Entries made by staff appraisers require supervisory approval and a documented reason for the change, though in their study of 5,100 changes from 2009 to 2011, auditors found that those procedures were not always followed. The tax office was unable to locate supporting documents for nearly 20 percent of 225 changes sampled by auditors, their report said.
Auditors also criticized the office for the extent of control given to a handful of super-users, writing: “A long standing business practice is that no individual should have complete control over any transaction from beginning to end. This standard reduces the chance of error or improper transaction occurring.”
The District’s former chief appraiser, David Fitzgibbon, who left the city last year for the same position in Fulton County, Ga., said he was surprised by the audit’s findings. He said he had always believed that the system tracked changes by anyone who used it, including supervisors.
“I don’t know why we would want to have a supervisor or a chief or a department head have the capability to just make a change without having a record of it,” Fitzgibbon said.
The $48 million fraud
Gandhi has been told before about similar vulnerabilities in the tax office.
Five years ago, a manager in the tax office, Harriette Walters, was caught cutting $48 million in refund checks to herself and her friends in a fraud scheme that lasted nearly 20 years. She processed the refunds manually and attached supporting documentation that often did not relate to the property or to the owners who were supposedly receiving the refund. Her supervisors would approve refunds without reviewing them; in some cases, they did not sign off at all.
After Walters was caught, internal auditors conducted a series of reviews, including one that analyzed a computer system used in conjunction with the mass appraisal system.

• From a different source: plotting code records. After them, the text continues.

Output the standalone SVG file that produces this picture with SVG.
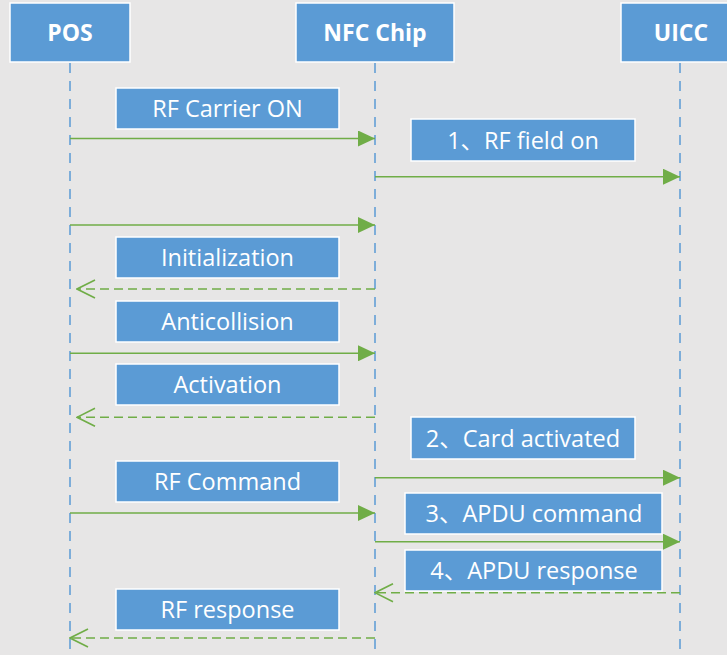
<svg xmlns="http://www.w3.org/2000/svg" width="727" height="655" viewBox="0 0 727 655">
  <style>
    .bg { fill: #e7e6e6; }
    .box { fill: #5b9bd5; stroke: #ffffff; stroke-width: 1.5; }
    .head { font-family: "Open Sans", "Noto Sans CJK SC", sans-serif; font-size: 23px; font-weight: bold; fill: #ffffff; text-anchor: middle; }
    .lbl { font-family: "Open Sans", "Noto Sans CJK SC", sans-serif; font-size: 23.5px; fill: #ffffff; text-anchor: middle; }
    .life { stroke: #5b9bd5; stroke-width: 1.5; stroke-dasharray: 10 8; fill: none; }
    .msg { stroke: #70ad47; stroke-width: 1.6; fill: none; }
    .ret { stroke: #70ad47; stroke-width: 1.6; fill: none; stroke-dasharray: 9 5; }
  </style>
  <defs>
    <marker id="solidHead" viewBox="0 0 17 16" refX="17" refY="8" markerWidth="17" markerHeight="16" markerUnits="userSpaceOnUse" orient="auto">
      <path d="M0,0 L17,8 L0,16 Z" fill="#70ad47"/>
    </marker>
    <marker id="openHead" viewBox="0 0 20 20" refX="19" refY="10" markerWidth="20" markerHeight="20" markerUnits="userSpaceOnUse" orient="auto">
      <path d="M1,1 L19,10 L1,19" fill="none" stroke="#70ad47" stroke-width="1.6"/>
    </marker>
  </defs>

  <rect class="bg" x="0" y="0" width="727" height="655"/>

  <!-- lifelines -->
  <g id="lifelines">
    <line class="life" x1="70" y1="63" x2="70" y2="655"/>
    <line class="life" x1="375" y1="63" x2="375" y2="655"/>
    <line class="life" x1="680" y1="63" x2="680" y2="655"/>
  </g>

  <!-- participants -->
  <g id="pos">
    <rect class="box" x="10" y="3" width="120" height="59"/>
    <text class="head" x="70" y="41">POS</text>
  </g>
  <g id="nfc-chip">
    <rect class="box" x="296" y="3" width="158" height="59"/>
    <text class="head" x="375" y="41">NFC Chip</text>
  </g>
  <g id="uicc">
    <rect class="box" x="621" y="3" width="120" height="59"/>
    <text class="head" x="681" y="41">UICC</text>
  </g>

  <!-- messages -->
  <g id="connectors">
    <line class="msg" x1="70" y1="138.5" x2="375" y2="138.5" marker-end="url(#solidHead)"/>
    <line class="msg" x1="375" y1="176.7" x2="680" y2="176.7" marker-end="url(#solidHead)"/>
    <line class="msg" x1="70" y1="225" x2="375" y2="225" marker-end="url(#solidHead)"/>
    <line class="ret" x1="375" y1="289" x2="77" y2="289" marker-end="url(#openHead)"/>
    <line class="msg" x1="70" y1="353.3" x2="375" y2="353.3" marker-end="url(#solidHead)"/>
    <line class="ret" x1="375" y1="417.3" x2="77" y2="417.3" marker-end="url(#openHead)"/>
    <line class="msg" x1="375" y1="477.7" x2="680" y2="477.7" marker-end="url(#solidHead)"/>
    <line class="msg" x1="70" y1="513" x2="375" y2="513" marker-end="url(#solidHead)"/>
    <line class="msg" x1="375" y1="541.7" x2="680" y2="541.7" marker-end="url(#solidHead)"/>
    <line class="ret" x1="680" y1="592.7" x2="375" y2="592.7" marker-end="url(#openHead)"/>
    <line class="ret" x1="375" y1="638" x2="70" y2="638" marker-end="url(#openHead)"/>
  </g>

  <!-- message labels -->
  <g id="lbl-rf-carrier-on">
    <rect class="box" x="116" y="88" width="223" height="41"/>
    <text class="lbl" x="227.5" y="117">RF Carrier ON</text>
  </g>
  <g id="lbl-rf-field-on">
    <rect class="box" x="411" y="119" width="224" height="42"/>
    <text class="lbl" x="523" y="148.5">1、RF field on</text>
  </g>
  <g id="lbl-initialization">
    <rect class="box" x="116" y="237" width="223" height="41"/>
    <text class="lbl" x="227.5" y="266">Initialization</text>
  </g>
  <g id="lbl-anticollision">
    <rect class="box" x="116" y="301" width="223" height="41"/>
    <text class="lbl" x="227.5" y="330">Anticollision</text>
  </g>
  <g id="lbl-activation">
    <rect class="box" x="116" y="364" width="223" height="41"/>
    <text class="lbl" x="227.5" y="393">Activation</text>
  </g>
  <g id="lbl-card-activated">
    <rect class="box" x="411" y="417" width="224" height="42"/>
    <text class="lbl" x="523" y="446.5">2、Card activated</text>
  </g>
  <g id="lbl-rf-command">
    <rect class="box" x="116" y="461" width="223" height="41"/>
    <text class="lbl" x="227.5" y="490">RF Command</text>
  </g>
  <g id="lbl-apdu-command">
    <rect class="box" x="405" y="493" width="257" height="41"/>
    <text class="lbl" x="534" y="522">3、APDU command</text>
  </g>
  <g id="lbl-apdu-response">
    <rect class="box" x="405" y="550" width="257" height="41"/>
    <text class="lbl" x="534" y="579">4、APDU response</text>
  </g>
  <g id="lbl-rf-response">
    <rect class="box" x="116" y="589" width="223" height="41"/>
    <text class="lbl" x="227.5" y="618">RF response</text>
  </g>
</svg>
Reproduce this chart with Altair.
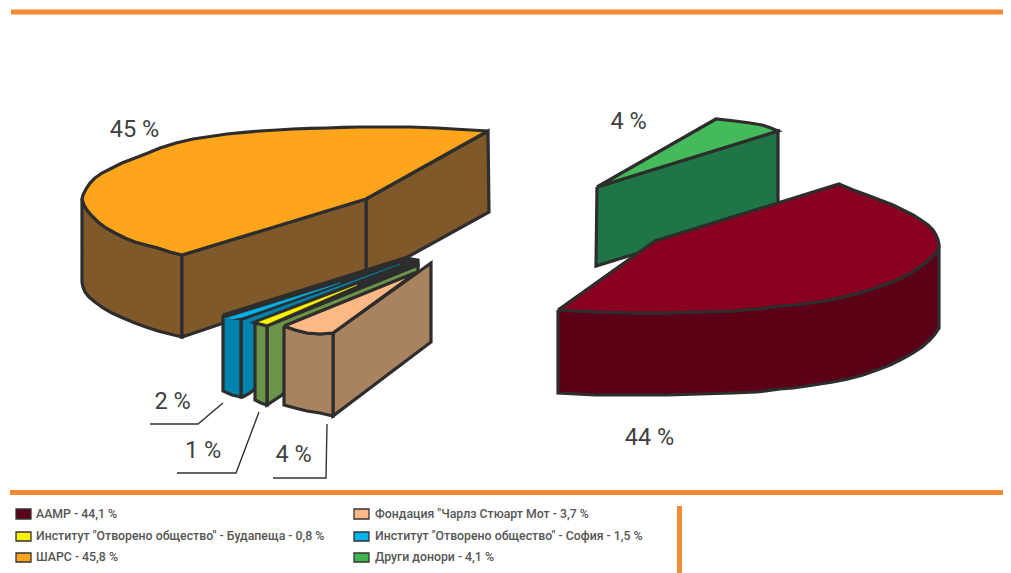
import altair as alt
import pandas as pd

W, H = 995, 565
DARK = "#2d2d2d"
BAR = "#F68B33"
FONT = "Roboto"

# polygon outlines: (x, y) lists
orange_back_arc = [(488,131),(462,129.5),(437,128),(410,127),(385,127),(360,127),(343,127.4),(327,128),(310,128.4),(293,129),(277,130),(260,131),(244,132.3),(227,134),(210,136.5),(193,139),(176,143),(160,148),(148,153),(135,158),(122,163),(112,168),(102,173),(95,178),(90,183),(86,189),(83,195),(82,199)]
orange_front_arc = [(82,199),(84,205),(87,210),(92,216),(98,222),(106,228),(115,233),(125,238),(135,242),(146,245),(158,248),(170,252),(182,255)]
brown_low_arc = [(182,337),(170,334),(158,331),(146,327),(135,323),(123,318),(112,313),(103,308),(95,302),(89,297),(85,292),(83,287),(82,282),(82,199)]
orange_top = orange_back_arc + orange_front_arc[1:] + [(366,199),(488,131)]
brown_left = orange_front_arc + brown_low_arc
brown_front = [(182,255),(366,199),(366,275),(182,337),(182,255)]
brown_back = [(366,199),(488,131),(489,212),(366,280),(366,199)]

blue_front = [(223,315),(233,318),(241,319),(241,397),(232,395),(223,391),(223,315)]
blue_wall = [(241,319),(410,262),(416,264),(250,393),(243,397),(241,397),(241,319)]
dark_band = [(223,315),(405,258),(418,260),(418,266),(268,325),(255,323),(243,318),(233,318),(223,315)]
cyan_top = [(227,318),(340,283),(243,317),(233,319),(227,318)]
blue_strip = [(245,320),(400,264),(255,320),(245,324),(245,320)]

green_front = [(255,323),(267,326),(267,405),(261,403),(255,400),(255,323)]
green_wall = [(267,326),(418,265),(418,272),(282,395),(267,405),(267,326)]
yellow_top = [(259,322),(357,285),(267,324),(259,322)]

tan_front = [(284,326),(295,330),(307,333),(320,334),(333,333),(333,416),(320,413),(307,411),(295,408),(284,405),(284,326)]
tan_wall = [(333,333),(431,263),(431,342),(333,416),(333,333)]
peach_top = [(284,326),(295,330),(307,333),(320,334),(333,333),(417,272),(284,326)]

green2_wall = [(597,187),(778,131),(778,210),(596,266),(597,187)]
green2_top = [(597,187),(716,119),(735,121),(750,123),(762,125),(771,128),(778,131),(597,187)]

red_front_arc = [(558,310),(595,312),(633,313),(667,313),(700,312),(733,311),(757,309),(780,306),(795,305),(810,303),(825,301),(840,298),(855,294),(870,290),(884,285),(897,280),(909,274),(920,267),(929,260),(937,252),(939,245)]
red_low_arc = [(939,328),(935,334),(930,340),(922,347),(913,353),(902,359),(890,365),(877,370),(863,375),(848,379),(833,382),(820,384),(807,386),(793,388),(780,389),(757,392),(733,393),(700,394),(667,395),(633,395),(595,395),(558,393),(558,310)]
red_back_arc = [(939,245),(938,240),(936,235),(933,230),(928,225),(921,220),(913,215),(903,210),(893,205),(880,200),(867,195),(853,190),(839,184),(655,241),(558,310)]
red_wall = red_front_arc + red_low_arc
red_top = red_front_arc + red_back_arc

polygons = [
    (green2_wall, "#1E7546"), (green2_top, "#45BA5A"),
    (red_wall, "#5C0018"), (red_top, "#8A0021"),
    (brown_left, "#80592A"), (brown_back, "#80592A"), (brown_front, "#80592A"), (orange_top, "#FFA51C"),
    (blue_wall, "#0083AC"), (blue_front, "#0083AC"), (dark_band, DARK),
    (green_wall, "#6B9449"), (green_front, "#6B9449"),
    (tan_wall, "#A9825F"), (tan_front, "#A9825F"), (peach_top, "#FDB985"),
]
slivers = [(cyan_top, "#00B4EB"), (blue_strip, "#0083AC"), (yellow_top, "#FFF200")]

leaders = [
    [(223,403),(198,424),(150,424)],
    [(259,412),(236,473),(177,473)],
    [(327,424),(326,478),(273,478)],
]
pct_labels = ["45 %", "4 %", "44 %", "2 %", "1 %", "4 %"]
pct_x = [134.5, 628.5, 649.5, 172.5, 203, 293.5]
pct_y = [130, 122, 438, 402, 451, 455]

legend_labels = ["ААМР - 44,1 %", "Институт \"Отворено общество\" - Будапеща - 0,8 %", "ШАРС - 45,8 %",
                 "Фондация \"Чарлз Стюарт Мот - 3,7 %", "Институт \"Отворено общество\" - София - 1,5 %", "Други донори - 4,1 %"]
legend_colors = ["#5C0018", "#FFF200", "#FFA51C", "#FDB985", "#00B4EB", "#3FB54F"]
swatch_x = [16, 16, 16, 354, 354, 354]
swatch_x2 = [31, 31, 31, 369, 369, 369]
swatch_y = [509, 532, 553, 509, 532, 553]
swatch_y2 = [519, 541, 562, 519, 541, 562]
text_x = [36, 36, 36, 375, 375, 375]
text_y = [514, 536, 557, 514, 536, 557]

bar_x = [11, 10, 679.5]
bar_x2 = [1003, 1003, 679.5]
bar_y = [12, 492.5, 506]
bar_y2 = [12, 492.5, 573]

xs = alt.Scale(domain=[8, 8 + W], range=[0, W])
ys = alt.Scale(domain=[573, 8], range=[H, 0])
X = alt.X("x:Q", scale=xs, axis=None)
Y = alt.Y("y:Q", scale=ys, axis=None)


def frame(pts):
    return pd.DataFrame({"x": [p[0] for p in pts], "y": [p[1] for p in pts], "i": range(len(pts))})


layers = []
for pts, col in polygons:
    layers.append(alt.Chart(frame(pts)).mark_line(fill=col, stroke=DARK, strokeWidth=3.2, strokeJoin="miter", strokeMiterLimit=3)
                  .encode(x=X, y=Y, order="i:Q"))
for pts, col in slivers:
    layers.append(alt.Chart(frame(pts)).mark_line(fill=col, stroke=col, strokeWidth=0.5)
                  .encode(x=X, y=Y, order="i:Q"))
for pts in leaders:
    layers.append(alt.Chart(frame(pts)).mark_line(stroke="#333333", strokeWidth=1.4)
                  .encode(x=X, y=Y, order="i:Q"))

bars = pd.DataFrame({"x": bar_x, "x2": bar_x2, "y": bar_y, "y2": bar_y2})
layers.append(alt.Chart(bars).mark_rule(color=BAR, strokeWidth=5).encode(x=X, x2="x2:Q", y=Y, y2="y2:Q"))

swatches = pd.DataFrame({"x": swatch_x, "x2": swatch_x2, "y": swatch_y, "y2": swatch_y2, "c": legend_colors})
layers.append(alt.Chart(swatches).mark_rect(stroke="#333333", strokeWidth=1.3)
              .encode(x=X, x2="x2:Q", y=Y, y2="y2:Q", fill=alt.Fill("c:N", scale=None)))

legend_df = pd.DataFrame({"x": text_x, "y": text_y, "t": legend_labels})
layers.append(alt.Chart(legend_df).mark_text(align="left", baseline="middle", font=FONT, fontSize=12.3, fontWeight=500, color="#555555")
              .encode(x=X, y=Y, text="t:N"))

pct_df = pd.DataFrame({"x": pct_x, "y": pct_y, "t": pct_labels})
layers.append(alt.Chart(pct_df).mark_text(align="center", baseline="middle", font=FONT, fontSize=23.5, color="#404040")
              .encode(x=X, y=Y, text="t:N"))

chart = alt.layer(*layers).properties(width=W, height=H, padding=0, autosize=alt.AutoSizeParams(type="none")).configure_view(stroke=None)
chart.save("out.html", embed_options={"renderer": "svg", "actions": False})
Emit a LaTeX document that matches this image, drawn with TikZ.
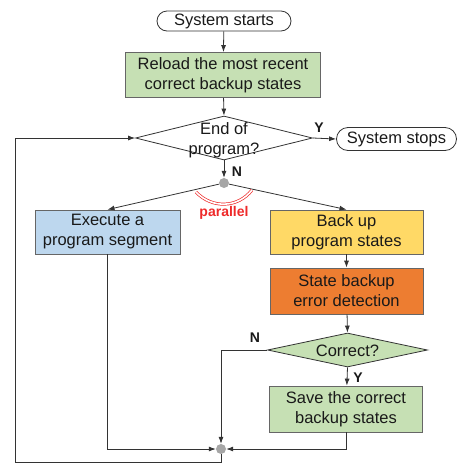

That system, known as the Integrated Tax System (ITS), is used for processing tax bills and refunds.
In January 2008, auditors issued a “management alert” that found that some agency staff members could adjust taxpayer accounts, eliminate penalties and interest, or apply credits with “minimal and inconsistent management supervision.” Auditors also found that the system did not properly track users and potentially allowed employees in other divisions to adjust taxpayer accounts or approve refunds.
“This is a serious internal control issue,” auditors wrote at the time. “With this widespread ability to adjust taxpayer accounts, [the tax office] runs the risk of creating erroneous refunds as well as improperly reducing or removing a taxpayer’s liability.”
In response to the report, newly hired tax chief Cordi said the agency had begun a comprehensive security review and would modify the system to better track users and remove those not authorized to make changes. In a Post story that year, he said, “You’re always vulnerable to an enterprising employee who knows how the controls work.”
Agency officials said this week that changes were made to the ITS system in response to the audit. “We have strict controls over user rights . . . and threshold levels for refund approval,” according to a written statement.